Re: Total Information Quality and Data Quality?

From: mAsterdam <mAsterdam_at_vrijdag.org>
Date: Sun, 23 May 2004 11:32:11 +0200
Message-ID: <40b06fa1$0$15375$e4fe514c_at_news.xs4all.nl>


Jan Moeller wrote:

> ... This made me thinking about a very basic question.
> I know the difference between "Data" and "Information",

It may help you to make your understanding of this distinction explicit. If you randomly pick some disparate definitions for data and information, chances are you are going to have some unneccessary loops in your definitions. For now I'll make an assumption as to what you'll come up with and speculate on that :-) You might say something like: information is what the receptor of communications receives in order to decide/act, while data would be all meaningfull stuff that is available.
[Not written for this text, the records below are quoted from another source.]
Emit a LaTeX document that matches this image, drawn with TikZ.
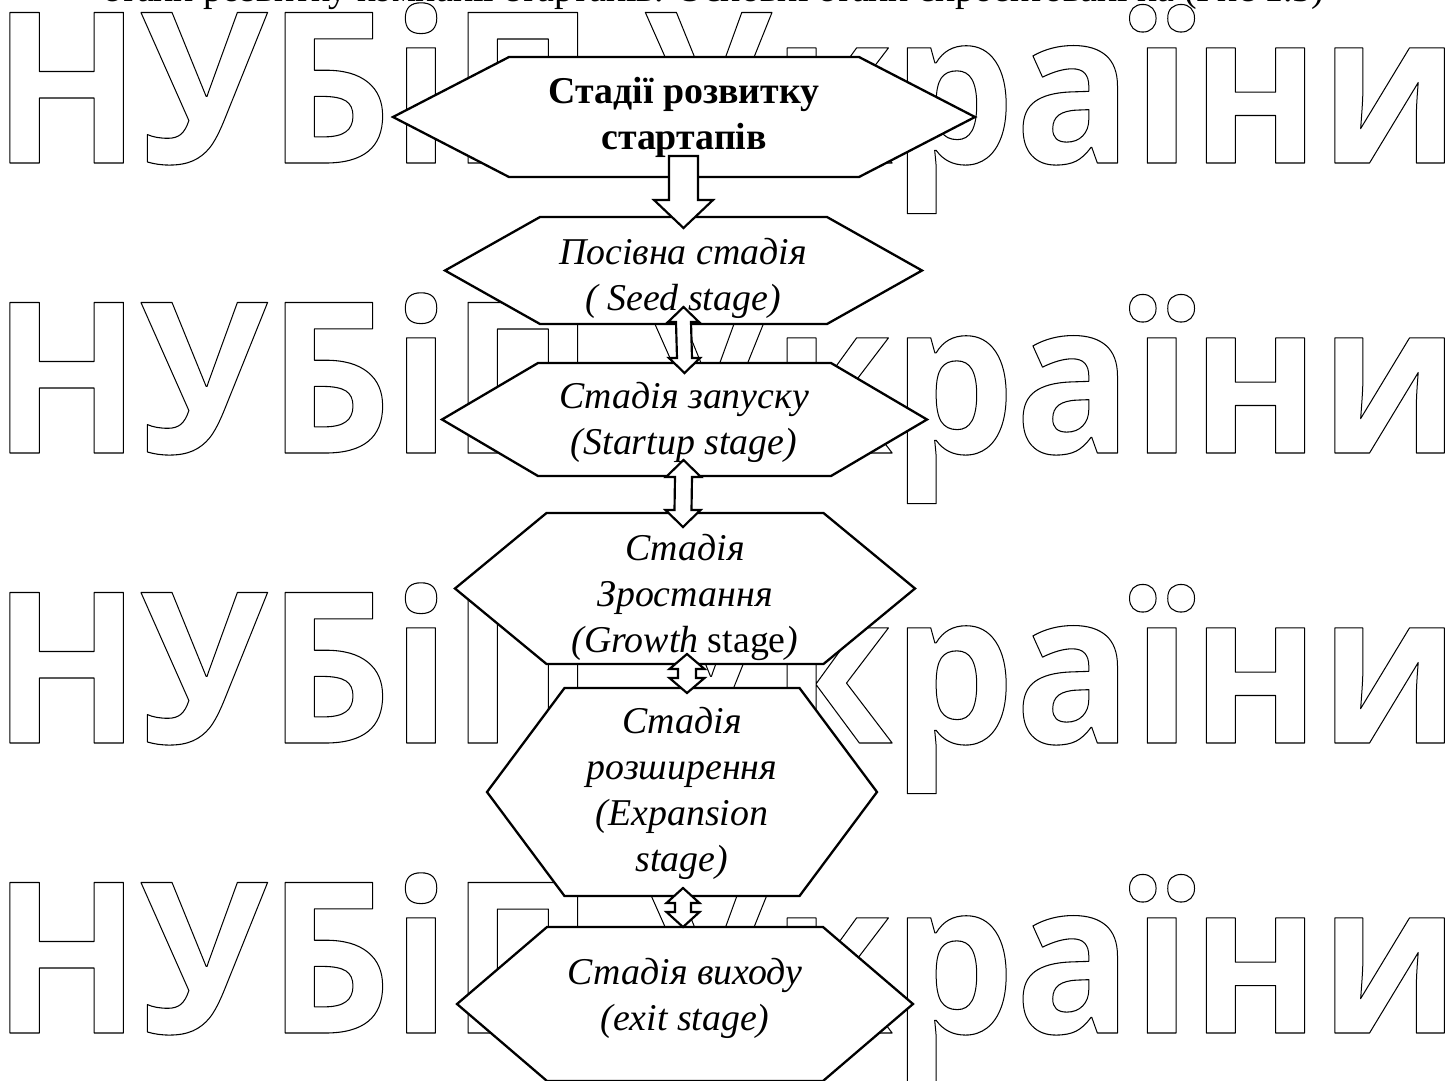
\documentclass[tikz,border=0pt]{standalone}
\usepackage{fontspec}
\setmainfont{Liberation Serif}
\newfontfamily\wmfont{Open Sans}
\usetikzlibrary{calc}

\tikzset{
  hexbox/.style={draw, line width=0.85pt, fill=white},
  blockarrow/.style={draw, line width=0.8pt, fill=white},
  stagetext/.style={align=center, inner sep=0pt, font=\itshape\fontsize{14}{17}\selectfont},
  titletext/.style={align=center, inner sep=0pt, font=\bfseries\fontsize{14}{17}\selectfont},
  wmtext/.style={anchor=base west, inner sep=0pt, font=\wmfont\bfseries\fontsize{78}{80}\selectfont}
}

% esagono: nome, cx, cy, semilarghezza, rientro, semialtezza
\newcommand{\hexa}[6]{%
  \draw[hexbox] (#2-#4,#3) -- (#2-#4+#5,#3+#6) -- (#2+#4-#5,#3+#6) -- (#2+#4,#3)
    -- (#2+#4-#5,#3-#6) -- (#2-#4+#5,#3-#6) -- cycle;
  \coordinate (#1-n) at (#2,#3+#6);
  \coordinate (#1-s) at (#2,#3-#6);
}
% freccia piena: inizio, punta, mezzo fusto, mezza testa, lunghezza testa
\newcommand{\stagearrow}[5]{%
  \draw[blockarrow] ($(#1)+(-#3,0)$) -- ($(#1)+(#3,0)$) -- ($(#2)+(#3,#5)$) -- ($(#2)+(#4,#5)$)
    -- (#2) -- ($(#2)+(-#4,#5)$) -- ($(#2)+(-#3,#5)$) -- cycle;
}
% freccia doppia: punta alta, punta bassa, mezzo fusto, mezza testa, lunghezza testa
\newcommand{\dblstage}[5]{%
  \draw[blockarrow] (#1) -- ($(#1)+(#4,-#5)$) -- ($(#1)+(#3,-#5)$) -- ($(#2)+(#3,#5)$) -- ($(#2)+(#4,#5)$)
    -- (#2) -- ($(#2)+(-#4,#5)$) -- ($(#2)+(-#3,#5)$) -- ($(#1)+(-#3,-#5)$) -- ($(#1)+(-#4,-#5)$) -- cycle;
}
% filigrana solo contorno
\newcommand{\wmline}{\scalebox{0.92}[1]{\special{pdf:literal direct 1 Tr 0.4 w 1 j}НУБіП України\special{pdf:literal direct 0 Tr}}}

\begin{document}
\begin{tikzpicture}[x=0.013cm, y=0.013cm]
    \useasboundingbox (0,0) rectangle (1455,-1080);
    % Riga di testo tagliata in alto
    \node[anchor=base west, inner sep=0pt, font=\fontsize{14}{17}\selectfont] (intro) at (103,-1)
      {етапи розвитку компанії стартапів. Основні етапи спроектовані на (Рис 1.3)};
    % Filigrana
    \foreach \r [count=\i] in {163,453,743,1033}
      \node[wmtext] (wm\i) at (-8,-\r) {\wmline};
    % Esagoni
    \hexa{title}{684}{-117}{291}{116}{60}
    \hexa{seed}{683.5}{-270.5}{238.5}{95}{53.5}
    \hexa{start}{684.5}{-419.5}{242.5}{96}{56.5}
    \hexa{growth}{685}{-588.5}{230}{91.5}{75.5}
    \hexa{exp}{682}{-792}{195}{77.5}{104}
    \hexa{exit}{685}{-1004}{228}{90}{77}
    % Estremi delle frecce
    \coordinate (a0) at ($(title-s)+(-0.5,21)$);
    \coordinate (b0) at ($(seed-n)+(0,-11)$);
    \coordinate (a1) at ($(seed-s)+(0,17)$);
    \coordinate (b1) at ($(start-n)+(0,-10)$);
    \coordinate (a2) at ($(start-s)+(-1,16)$);
    \coordinate (b2) at ($(growth-n)+(-2,-14)$);
    \coordinate (a3) at ($(growth-s)+(2,10)$);
    \coordinate (b3) at ($(exp-n)+(5,-5)$);
    \coordinate (a4) at ($(exp-s)+(1,8)$);
    \coordinate (b4) at ($(exit-n)+(-2,0)$);
    % Frecce
    \stagearrow{a0}{b0}{14.5}{29.5}{28}
    \dblstage{a1}{b1}{7.5}{15.5}{15}
    \dblstage{a2}{b2}{8.5}{17.5}{17}
    \dblstage{a3}{b3}{9}{17.5}{15}
    \dblstage{a4}{b4}{8}{16.5}{15}
    % Testi
    \node[titletext] (title) at (684,-117) {Стадії розвитку\\стартапів};
    \node[stagetext] (seed) at (683,-278) {Посівна стадія\\( Seed stage)};
    \node[stagetext] (start) at (684,-422) {Стадія запуску\\(Startup stage)};
    \node[stagetext] (growth) at (685,-597) {Стадія\\Зростання\\(Growth {\upshape stage})};
    \node[stagetext] (exp) at (682,-793) {Стадія\\розширення\\(Expansion\\stage)};
    \node[stagetext] (exit) at (685,-998) {Стадія виходу\\(exit stage)};
\end{tikzpicture}
\end{document}
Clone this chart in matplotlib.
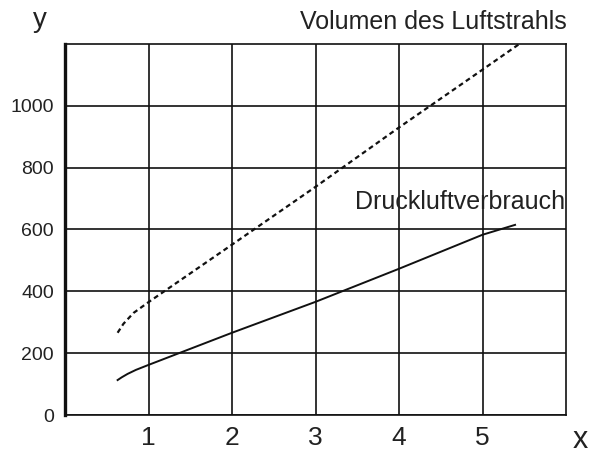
import matplotlib.pyplot as plt

plt.rcParams['font.family'] = ['Liberation Sans', 'DejaVu Sans']

# Druckluftverbrauch (solid)
x_druck = [0.63, 0.68, 0.75, 0.85, 1.0, 2.0, 3.0, 4.0, 5.0, 5.39]
y_druck = [113, 122, 133, 146, 162, 266, 366, 473, 583, 615]

# Volumen des Luftstrahls (dashed)
x_vol = [0.63, 0.7, 0.82, 1.0, 2.0, 3.0, 4.0, 5.0, 5.43]
y_vol = [266, 295, 330, 365, 551, 738, 930, 1117, 1198]

xticks = [1, 2, 3, 4, 5]
yticks = [0, 200, 400, 600, 800, 1000]

fig = plt.figure(figsize=(5.9, 4.54), dpi=100)
ax = fig.add_axes([65/590, 1 - 415/454, 501/590, 371/454])

ax.plot(x_druck, y_druck, color='#111111', lw=1.4)
ax.plot(x_vol, y_vol, color='#111111', lw=1.6, ls=(0, (2.2, 1.6)))

ax.set_xlim(0, 6)
ax.set_ylim(0, 1200)
ax.set_xticks(xticks)
ax.set_yticks(yticks)
ax.grid(True, color='#111111', lw=1.2)
ax.set_axisbelow(True)
ax.tick_params(length=0)
ax.tick_params(axis='y', labelsize=14, pad=8, labelcolor='#222222')
ax.tick_params(axis='x', labelsize=19, pad=8, labelcolor='#222222')
for s in ax.spines.values():
    s.set_linewidth(1.2)
    s.set_color('#111111')
ax.spines['left'].set_linewidth(2.4)

fig.text(40/590, 1 - 20/454, 'y', fontsize=20, ha='center', va='center', color='#222222')
fig.text(580/590, 1 - 440/454, 'x', fontsize=22, ha='center', va='center', color='#222222')
fig.text(567/590, 1 - 22/454, 'Volumen des Luftstrahls', fontsize=18,
         ha='right', va='center', color='#222222')
ax.text(5.99, 690, 'Druckluftverbrauch', fontsize=18, ha='right',
        va='center', color='#222222')

fig.savefig('out.png', dpi=100)
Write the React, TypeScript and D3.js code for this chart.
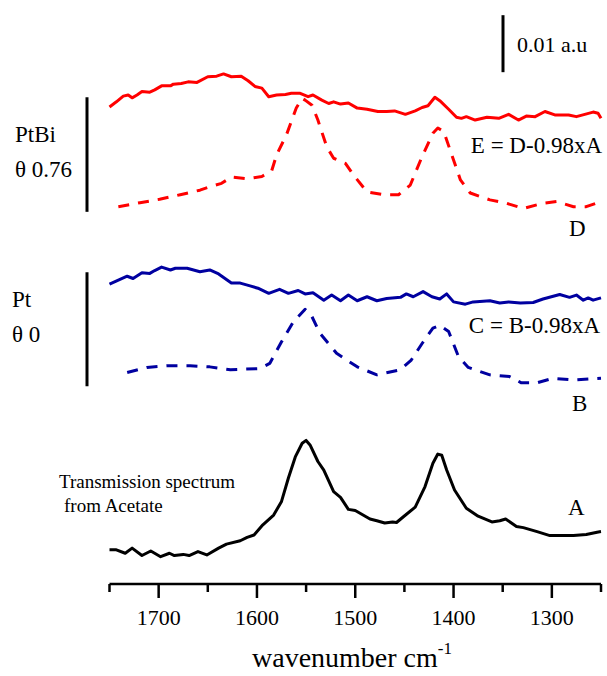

This is just for what I want to say next, it might not suit your needs.

> but what is the difference between
> Data Quality and Information Quality (and further on "Total Information
> Quality Management" (TIQM) and "Total Data Quality Management" (TQDM),
> see the MIT Total Data Quality Program at http://web.mit.edu/tdqm)?

Wrong data may yet lead to correct decisions and actions. Focus on data quality would still try to get the data right, focus on information quality would not.

More data is just more data. More information leads, explosively, to complicating the making of decisions. The key difference here is relevancy. In other words: information overload is a IQ problem, not a DQ problem.

> Can Information Quality and Data Quality be considered synonyms, because
> quality information always relies on quality data? The above article
> refers to "Data quality" and e.g. "Data cleaning software". I already
> searched Google, but despite hundreds of texts about the difference
> between data and information there were no information about a
> difference between Data Quality and Information Quality. Am I right with
> my assumption or am I totally wrong?

Though IMO they are not synonyms, in most discussions they are used interchangeably. I guess that means you are both right and wrong :-)

Aside: a few weeks ago I posted this on c.d.theory (some relevance to DQ):

> What information is lost at capture-time?
>
> 1. reference to information not already available.
>
> 2. information that doesn't fit the existing structure.
>
> Number 1 needs additional reference information,
> 2 needs a change of model.
> Both may be to cumbersome.
>
> 3. information contradicting information already available.
>
> 4. loss due to mistakes, sometimes caused by (4a) interface inadequacies.
>
> 5. loss due to "minimal input to get the job done"
> (not caring about the shared data).

Data capture is often a side effect of a process where some actor tries to achieve a goal, entering data not being the goal. The use of the word 'information' here was deliberate.